Carlos Lessa publicou anteriormente o magnífico "Rio de Todos os Brasis", cujo título diz tudo: é a cidade síntese cultural e o espelho fiel das contradições sociais brasileiras. O recado era este: o Rio de Janeiro só vai dar certo quando o Brasil inteiro der certo. Um está indissoluvelmente imbricado no destino do outro. É a xipofagia de corpo e alma. Cosme e Damião. Nas últimas décadas, a demonização do Rio de Janeiro acompanhou o descenso da auto-estima nacional, incluindo uma espécie de condenação da nossa herança espermática: gente que não presta, gente se autodevorando na violência do câncer urbano. Genocídio em curso. Agora Carlos Lessa, economista de formação que sabe no entanto escrever bem (olha aí o nome dele a rimar com o do escritor Eça de Queiroz, para quem "o brasileiro é o português dilatado pelo calor"), organiza um livro de vários autores para evidenciar não apenas que é forte, mas que continua ainda hoje a presença lusa nas entranhas da velha São Sebastião e no espírito do carioca. A começar pela escola de samba no Carnaval. No futebol, com o time Vasco da Gama. A festa de são João. Na gastronomia, ou melhor, na culinária, Portugal se revela no dia-a-dia do carioca. Ovos coloridos. Sardinhas comidas com a mão, ou esta mistura de que o guloso Carlos Lessa é fã: "A sardinha frita com vestimenta de farinha de mandioca".

Feijoada e rabanada
O caldo verde, originário do Minho. A rabada da Beira. O polvo e as ovas de peixe do Algarve. A feijoada. A rabanada. Os mil bacalhaus. Tudo isso é Portugal em nós. É também herança portuguesa o que define o convívio e a conversa do carioca: o botequim. O divino botequim, infelizmente hoje aparvalhado com TVs e rádios aos urros.

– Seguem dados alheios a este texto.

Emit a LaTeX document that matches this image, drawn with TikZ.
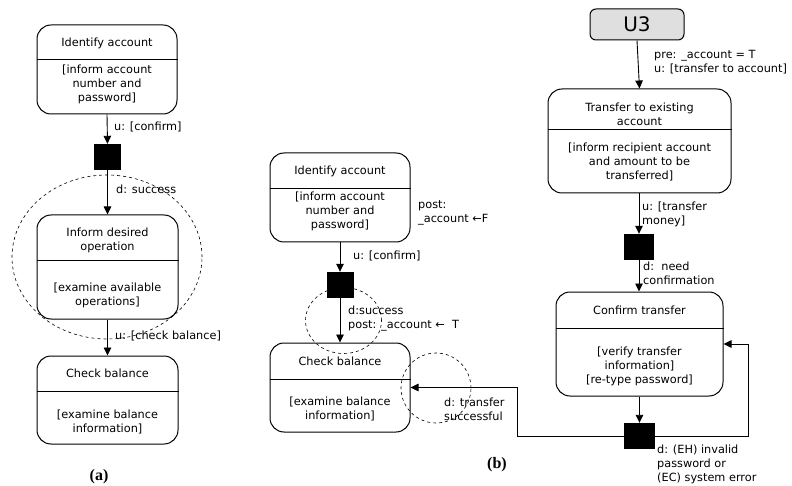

Devemos nos regozijar com a existência de um intelectual como Carlos Lessa, aliás carioquíssimo tal qual Di Cavalcanti, apaixonado pelo que há de arquitetonicamente português no Rio.
Nas últimas décadas virou moda -moda pós-moderna que recusa o nacional- dar as costas a Portugal e sentir vergonha das nossas origens ibéricas. Carlos Lessa rema em outra direção e aponta que debalde o prefeito-engenheiro Pereira Passos, no início do século 20, se empenhou em transformar o Rio na Paris dos trópicos. Teatro Municipal. Avenida Central, hoje Rio Branco. Culturalmente foi a época de renegar-se Portugal: saiu o violão e entrou o piano.

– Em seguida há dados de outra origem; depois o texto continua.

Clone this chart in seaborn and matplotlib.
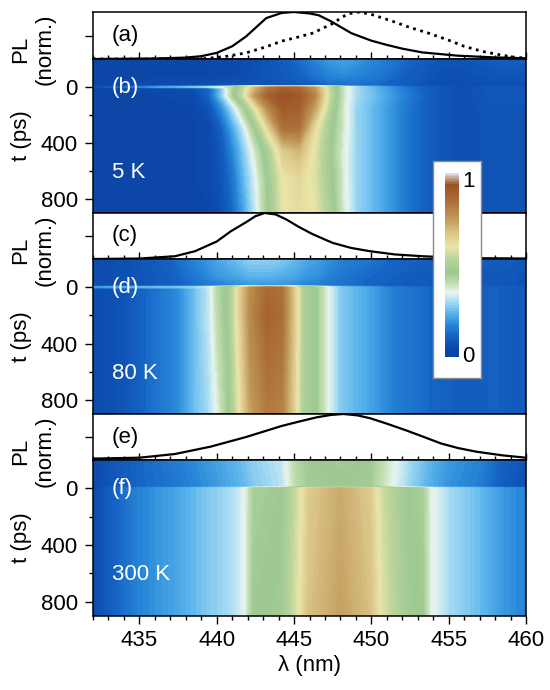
import numpy as np
import matplotlib
matplotlib.use("Agg")
import matplotlib.pyplot as plt
from matplotlib.colors import LinearSegmentedColormap
from matplotlib.ticker import MultipleLocator, FixedLocator
import seaborn as sns

sns.set_style("ticks")
plt.rcParams['font.family'] = ['Liberation Sans', 'DejaVu Sans']
plt.rcParams.update({'text.color': 'black', 'axes.labelcolor': 'black',
                     'xtick.color': 'black', 'ytick.color': 'black'})

# ---- PL spectra (normalised) (a), (c), (e) ----
wl_a_solid = [432, 436, 438, 439, 440, 441, 441.9, 442.5, 443.2, 444.2, 445, 446, 446.6, 447.4,
              448.7, 450, 451, 452, 453.3, 455.6, 457.9, 460]
pl_a_solid = [0.0, 0.01, 0.03, 0.06, 0.13, 0.27, 0.48, 0.66, 0.87, 0.98, 1.0, 0.97, 0.93, 0.8,
              0.55, 0.39, 0.3, 0.22, 0.14, 0.07, 0.035, 0.015]
wl_a_dot = [432, 438, 439.3, 440.7, 441.9, 443.2, 444.2, 445.3, 446.2, 447.6, 448, 448.5, 449.1,
            449.9, 451.4, 452.5, 453.7, 455, 456, 457.2, 458.3, 459.2, 460]
pl_a_dot = [0.0, 0.0, 0.01, 0.06, 0.13, 0.26, 0.38, 0.47, 0.55, 0.77, 0.87, 0.96, 1.0,
            0.96, 0.8, 0.67, 0.55, 0.4, 0.27, 0.16, 0.09, 0.04, 0.02]
wl_c = [432, 435, 437.3, 438.6, 440, 440.9, 441.9, 442.5, 443.1, 443.8, 444.5, 445.3, 446.2,
        447.5, 448.7, 449.9, 451.5, 453.3, 456, 460]
pl_c = [0.0, 0.01, 0.06, 0.17, 0.38, 0.6, 0.8, 0.93, 1.0, 0.97, 0.86, 0.7, 0.54,
        0.35, 0.24, 0.17, 0.1, 0.06, 0.02, 0.01]
wl_e = [432, 435, 437.3, 439.6, 441.9, 444.2, 445.5, 446.5, 447.4, 448.2, 449.1, 449.9, 451,
        452.2, 453.4, 454.5, 455.6, 456.8, 458.5, 460]
pl_e = [0.03, 0.05, 0.13, 0.29, 0.5, 0.74, 0.85, 0.93, 0.98, 1.0, 0.97, 0.91, 0.79,
        0.65, 0.5, 0.36, 0.26, 0.18, 0.1, 0.05]

# ---- streak maps (normalised intensity), rows = time (ps), cols = wavelength (nm) ----
wl_b = [432, 436, 438.5, 439.5, 440.3, 441, 441.8, 442.5, 443.3, 444.3, 445.3, 446.3, 447.3,
        448.2, 449, 450.5, 452.5, 454.5, 456, 458, 460]
t_b = [-200, -80, -10, 0, 8, 60, 150, 300, 450, 650, 900]
map_b = [
    [0.04, 0.04, 0.04, 0.04, 0.05, 0.05, 0.06, 0.07, 0.08, 0.10, 0.13, 0.17, 0.20, 0.21, 0.20, 0.17, 0.12, 0.08, 0.08, 0.10, 0.10],
    [0.04, 0.04, 0.04, 0.04, 0.05, 0.05, 0.06, 0.07, 0.08, 0.09, 0.11, 0.14, 0.17, 0.18, 0.17, 0.15, 0.10, 0.07, 0.07, 0.08, 0.08],
    [0.04, 0.05, 0.06, 0.07, 0.08, 0.08, 0.08, 0.08, 0.08, 0.08, 0.09, 0.10, 0.12, 0.13, 0.13, 0.12, 0.09, 0.06, 0.06, 0.07, 0.07],
    [0.06, 0.20, 0.26, 0.30, 0.34, 0.42, 0.54, 0.64, 0.72, 0.76, 0.74, 0.66, 0.52, 0.38, 0.30, 0.22, 0.13, 0.08, 0.07, 0.08, 0.08],
    [0.04, 0.05, 0.07, 0.12, 0.26, 0.42, 0.56, 0.70, 0.82, 0.88, 0.86, 0.76, 0.54, 0.38, 0.30, 0.23, 0.14, 0.08, 0.07, 0.09, 0.09],
    [0.04, 0.04, 0.05, 0.12, 0.27, 0.43, 0.58, 0.76, 0.88, 0.94, 0.91, 0.80, 0.55, 0.38, 0.30, 0.24, 0.15, 0.08, 0.07, 0.09, 0.09],
    [0.04, 0.04, 0.04, 0.08, 0.18, 0.30, 0.45, 0.60, 0.78, 0.90, 0.89, 0.74, 0.52, 0.37, 0.29, 0.23, 0.14, 0.08, 0.07, 0.08, 0.08],
    [0.04, 0.04, 0.04, 0.05, 0.11, 0.21, 0.33, 0.46, 0.62, 0.84, 0.84, 0.62, 0.48, 0.37, 0.29, 0.23, 0.14, 0.08, 0.07, 0.08, 0.08],
    [0.04, 0.04, 0.04, 0.05, 0.09, 0.17, 0.28, 0.38, 0.50, 0.66, 0.70, 0.59, 0.47, 0.36, 0.29, 0.23, 0.14, 0.08, 0.07, 0.08, 0.08],
    [0.04, 0.04, 0.04, 0.05, 0.08, 0.14, 0.25, 0.34, 0.46, 0.60, 0.63, 0.58, 0.48, 0.36, 0.29, 0.23, 0.14, 0.08, 0.07, 0.08, 0.08],
    [0.04, 0.04, 0.04, 0.04, 0.07, 0.12, 0.22, 0.32, 0.45, 0.60, 0.62, 0.60, 0.50, 0.37, 0.29, 0.23, 0.14, 0.08, 0.07, 0.08, 0.08],
]

wl_d = [432, 434, 436, 437.5, 438.5, 439.5, 440.1, 440.8, 441.4, 442.2, 443.3, 444.2, 445.0,
        445.6, 446.4, 447.2, 448.0, 449.5, 451.5, 454, 456, 458, 460]
t_d = [-200, -80, -10, 0, 8, 200, 500, 900]
map_d = [
    [0.06, 0.07, 0.10, 0.13, 0.17, 0.20, 0.22, 0.24, 0.26, 0.28, 0.28, 0.27, 0.25, 0.23, 0.21, 0.19, 0.17, 0.15, 0.12, 0.10, 0.09, 0.10, 0.09],
    [0.06, 0.07, 0.09, 0.12, 0.15, 0.18, 0.20, 0.21, 0.22, 0.24, 0.24, 0.23, 0.22, 0.20, 0.19, 0.17, 0.15, 0.13, 0.11, 0.09, 0.08, 0.09, 0.08],
    [0.06, 0.07, 0.09, 0.11, 0.13, 0.15, 0.16, 0.17, 0.18, 0.19, 0.19, 0.19, 0.18, 0.17, 0.16, 0.15, 0.14, 0.12, 0.10, 0.09, 0.08, 0.09, 0.08],
    [0.20, 0.23, 0.25, 0.26, 0.28, 0.33, 0.40, 0.46, 0.56, 0.70, 0.78, 0.76, 0.60, 0.48, 0.44, 0.33, 0.26, 0.21, 0.14, 0.11, 0.10, 0.10, 0.09],
    [0.06, 0.08, 0.14, 0.18, 0.25, 0.32, 0.42, 0.48, 0.62, 0.78, 0.86, 0.84, 0.66, 0.50, 0.46, 0.35, 0.27, 0.23, 0.16, 0.12, 0.10, 0.11, 0.09],
    [0.06, 0.08, 0.14, 0.18, 0.25, 0.32, 0.41, 0.48, 0.62, 0.79, 0.88, 0.85, 0.66, 0.50, 0.46, 0.35, 0.27, 0.23, 0.16, 0.12, 0.10, 0.11, 0.09],
    [0.06, 0.08, 0.14, 0.18, 0.25, 0.31, 0.39, 0.47, 0.60, 0.77, 0.85, 0.83, 0.65, 0.50, 0.46, 0.35, 0.27, 0.23, 0.16, 0.12, 0.10, 0.11, 0.09],
    [0.06, 0.08, 0.14, 0.18, 0.25, 0.30, 0.36, 0.46, 0.58, 0.74, 0.82, 0.80, 0.64, 0.50, 0.46, 0.35, 0.27, 0.23, 0.16, 0.12, 0.10, 0.11, 0.09],
]

wl_f = [432, 433, 435, 437.5, 439.5, 441.2, 441.9, 442.4, 444.2, 445.2, 446.0, 448.0, 449.9,
        450.7, 452.4, 453.3, 453.8, 455, 457, 458.5, 460]
t_f = [-200, -10, 0, 900]
map_f = [
    [0.05, 0.08, 0.12, 0.16, 0.20, 0.24, 0.26, 0.28, 0.32, 0.42, 0.46, 0.47, 0.46, 0.40, 0.30, 0.26, 0.24, 0.20, 0.17, 0.11, 0.08],
    [0.05, 0.08, 0.12, 0.15, 0.19, 0.23, 0.25, 0.27, 0.31, 0.41, 0.45, 0.46, 0.45, 0.39, 0.29, 0.25, 0.23, 0.19, 0.16, 0.10, 0.07],
    [0.05, 0.10, 0.17, 0.22, 0.27, 0.31, 0.36, 0.44, 0.46, 0.56, 0.66, 0.72, 0.66, 0.56, 0.46, 0.44, 0.36, 0.30, 0.25, 0.20, 0.17],
    [0.05, 0.10, 0.17, 0.22, 0.27, 0.31, 0.36, 0.46, 0.47, 0.58, 0.68, 0.74, 0.68, 0.58, 0.47, 0.46, 0.36, 0.30, 0.25, 0.20, 0.17],
]

temps = ["5 K", "80 K", "300 K"]
x_ticks = [435, 440, 445, 450, 455, 460]
t_ticks = [0, 400, 800]

cmap_stops = [0.0, 0.06, 0.12, 0.18, 0.24, 0.30, 0.35, 0.40, 0.46, 0.53, 0.60, 0.68, 0.76, 0.86, 0.94, 0.98, 1.0]
cmap_cols = ['#0a41a0', '#0d4cae', '#1565c6', '#2a8ad9', '#5cb5ec', '#a8dcf3', '#e8f4f0',
             '#c0deb0', '#9ec892', '#b7d39a', '#ebe5a8', '#d8c184', '#bf9656', '#a86a34',
             '#9a5028', '#c8b0a0', '#e6e6f0']
cmap = LinearSegmentedColormap.from_list('streak', list(zip(cmap_stops, cmap_cols)))
levels = np.linspace(0, 1, 121)

FS = 16
W, H = 550, 690
fig = plt.figure(figsize=(W / 100, H / 100), dpi=100)
fig.patch.set_facecolor('white')

L, R = 93, 526
def add(top, bot):
    return fig.add_axes([L / W, 1 - bot / H, (R - L) / W, (bot - top) / H])

rows = [(12, 59), (59, 213), (213, 259), (259, 414), (414, 460), (460, 616)]
axes = [add(t, b) for t, b in rows]

pl_sets = [
    [(wl_a_solid, pl_a_solid, '-'), (wl_a_dot, pl_a_dot, ':')],
    [(wl_c, pl_c, '-')],
    [(wl_e, pl_e, '-')],
]
maps = [(wl_b, t_b, map_b), (wl_d, t_d, map_d), (wl_f, t_f, map_f)]
letters = ['(a)', '(b)', '(c)', '(d)', '(e)', '(f)']

for i in range(3):
    ax = axes[2 * i]
    for xs, ys, ls in pl_sets[i]:
        sns.lineplot(x=xs, y=ys, ax=ax, color='black', linestyle=ls,
                     linewidth=2.0 if ls == ':' else 1.6, estimator=None, sort=False)
    ax.set_xlim(432, 460)
    ax.set_ylim(0, 1.0)
    ax.xaxis.set_major_locator(MultipleLocator(5))
    ax.xaxis.set_minor_locator(MultipleLocator(1))
    ax.tick_params(axis='x', which='major', direction='in', length=5, width=1, labelbottom=False)
    ax.tick_params(axis='x', which='minor', direction='in', length=3, width=1)
    ax.yaxis.set_major_locator(FixedLocator([0.5]))
    ax.tick_params(axis='y', which='major', direction='out', length=5.5, width=1, labelleft=False)
    ax.text(433.2, 0.5, letters[2 * i], fontsize=FS, va='center', ha='left', color='black')

    hx = axes[2 * i + 1]
    wl, tt, z = maps[i]
    cs = hx.contourf(wl, tt, np.array(z), levels=levels, cmap=cmap, vmin=0, vmax=1)
    cs.set_edgecolor('face')
    cs.set_linewidth(0.4)
    hx.set_xlim(432, 460)
    hx.set_ylim(900, -200)
    hx.yaxis.set_major_locator(FixedLocator(t_ticks))
    hx.yaxis.set_minor_locator(FixedLocator([200, 600]))
    hx.tick_params(axis='y', which='major', direction='out', length=5.8, width=1, labelsize=FS, pad=5)
    hx.tick_params(axis='y', which='minor', direction='out', length=3, width=1)
    hx.text(433.2, 0, letters[2 * i + 1], fontsize=FS, va='center', ha='left', color='white')
    hx.text(433.2, 610, temps[i], fontsize=FS, va='center', ha='left', color='white')
    if i < 2:
        hx.set_xticks([])
    else:
        hx.xaxis.set_major_locator(FixedLocator(x_ticks))
        hx.xaxis.set_minor_locator(MultipleLocator(1))
        hx.tick_params(axis='x', which='major', direction='out', length=5.8, width=1, labelsize=FS, pad=4)
        hx.tick_params(axis='x', which='minor', direction='out', length=3, width=1)
        hx.set_xlabel('λ (nm)', fontsize=FS, labelpad=3)

    for a in (ax, hx):
        for s in a.spines.values():
            s.set_linewidth(1.1)
            s.set_color('black')
        a.set_ylabel('')

    # left-side labels
    pl_mid = (rows[2 * i][0] + rows[2 * i][1]) / 2 + 14
    fig.text(33 / W, 1 - pl_mid / H, 'PL\n(norm.)', rotation=90, fontsize=FS,
             ha='center', va='center', linespacing=1.2)
    t_mid = (rows[2 * i + 1][0] + rows[2 * i + 1][1]) / 2
    fig.text(22 / W, 1 - t_mid / H, 't (ps)', rotation=90, fontsize=FS, ha='center', va='center')

# colour bar in a white box over panels (b)-(d)
box = fig.add_axes([433 / W, 1 - 378 / H, 48 / W, 217 / H])
box.set_xticks([])
box.set_yticks([])
box.set_facecolor('white')
for s in box.spines.values():
    s.set_color('#8a8a8a')
    s.set_linewidth(1)
box.set_zorder(5)
cax = fig.add_axes([445 / W, 1 - 357 / H, 14 / W, 184 / H])
cax.set_zorder(6)
cb = fig.colorbar(cs, cax=cax, ticks=[])
cb.outline.set_visible(False)
box.text(0.74, 0.905, '1', transform=box.transAxes, fontsize=FS, ha='center', va='center')
box.text(0.74, 0.10, '0', transform=box.transAxes, fontsize=FS, ha='center', va='center')

fig.savefig('out.png', dpi=100, facecolor='white')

Mas, não obstante o Rio "rococôbellepoquiano", o afrancesado Rio can-can, a cidade permaneceu com feição lusa, ou melhor, luso-brasileira. A mesma coisa ocorre hoje em dia. Concreto armado. Arranha-céu. O Rio de Janeiro ianquizado com o McDonald's anunciando que tudo está "on sale" ou "off price".
Já foi cogitado por marqueteiro imbecil demolir o morro Dois Irmãos para imitar Miami, com a emergente e kitsch Barra da Tijuca, cujo alter ego na arquitetura é o cafona shopping center.
Contudo, apesar dos ventos globalizantes e pós-modernos da "fernandécada", o Rio de Janeiro não virou a Miami da América Latina. Nele continua onipresente a matriz lusíada, para gáudio de Carlos Lessa.
É muito bom que se tenha na Universidade Federal do Rio de Janeiro um reitor que, do ponto de vista cultural, descende de um Oswald de Andrade e de um Gilberto Freyre. O mundo que o português criou. Deste nasce como rebento o mestiço carioca que, no dizer de Carlos Lessa, "é um mestre na arte da subsistência".
De Oswald de Andrade, além do conceito antropofágico sobre o sanduíche chamado "xistudo", Carlos Lessa elogia a expulsão dos holandeses como um momento decisivo da proto-identidade cultural do homem brasileiro. As três etnias, lusa, africana e ameraba, se juntaram na guerra contra os estrangeiros.


Gilberto Felisberto Vasconcellos é professor de ciências sociais da Universidade Federal de Juiz de Fora (MG) e autor de "Biomassa" (ed. Senac).